With the desired wrench at the CoM ($W_D$), the GRFs on the feet of the bipedal robot are determined based on the robot dynamics. The joint torques in the legs are computed from the GRFs using Jacobian matrices, as shown in the following equation:

$$\left[\begin{array}{c}{\tau }_l\\ {\tau }_r\end{array}\right]=\left[\begin{array}{cc}{J}_l{}^T& 0\\ 0& J_r{}^T\end{array}\right]·\left[\begin{array}{c}{F}_l\\ F_r\end{array}\right]$$

(5)

Here,

${\tau }_l,{\tau }_r$: Amounts of torque for three motors in the left and right leg

$J_l, J_r$: Jacobian matrices for the left and right legs

$F_l, F_r$: Contact forces on the left and right feet

2.3. Balance Controller Trained by Human Demonstration

2.3.1. Acquisition of Training Data from Human-Operated Balancing

Data were collected from the robot and the human operator during successful human-operated balance control tasks. The collected data were used to train the balance controller based on a behavior cloning model, which was designed to mimic the balancing skills of the human operator (see Section 2.3.2 for more details). The data from the bipedal robot were collected using the dynamic simulator for Little HERMES, as well as the actual robot system. In both the actual robot system and its dynamic simulator, one human subject (33-year-old male with the height of 185 m and the weight of 88 kg) operated the BFI to maintain the balance of the bipedal robot when external forces were applied to the robot in the frontal plane. When using the actual robot system, a human experimenter manually applied external forces. The applied forces had irregular shapes with different amplitudes, patterns, and durations for each trial. In the dynamic simulator, external forces with square-wave forms were applied; the square waves had various amplitudes, whereas the pulse width was maintained at 180 ms. The external forces were applied after the robot had fully recovered its balance from the previously applied force.
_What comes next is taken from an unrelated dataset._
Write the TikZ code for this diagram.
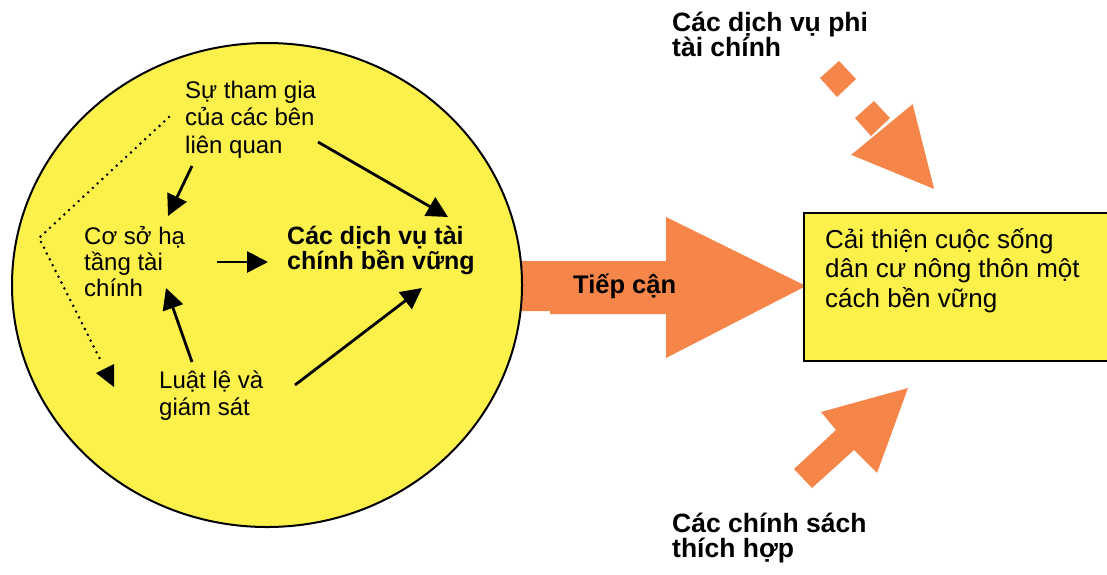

While collecting the human-operated balancing data, the loss of balance of the bipedal robot was discerned under the following conditions: (1) at least one of the robot’s feet lost contact with the ground, and the robot was no longer in the double support phase; (2) the DCM moved outside the support line formed between the two feet of the robot in contact with the ground; and (3) the angle between the midline of the robot trunk and the vertical line in the frontal plane exceeded 20°. If any of the three conditions were met, the bipedal robot was considered to have lost its balance, and data acquisition was halted.

Figure 5 describes the data collected from the robot and the human operator. Figure 5a shows the CoM states of the robot that serve as the inputs to the DNN model for the wrench estimator: the linear position and velocity of the CoM along the x- and z-axes, the angular position and velocity of the robot trunk around the y-axis, and the DCM along the x-, z-, and y-axes. Figure 5b shows the data acquired from the BFI, which was then scaled to serve as the target output of the DNN in the balance controller: the reference DCM and wrench (${\xi }_{ref}$ and $W_{ref}$). As described in Equation (3), the human DCM and wrench (${\xi }_H$ and $W_H$) were scaled by scaling factors ${\left[{\beta }_x,{\beta }_z,{\beta }_y\right]}^T$ and ${\left[{\alpha }_x,{\alpha }_z,{\alpha }_y\right]}^T$, respectively. The robot states and human-operated data were sampled every 1.8 ms.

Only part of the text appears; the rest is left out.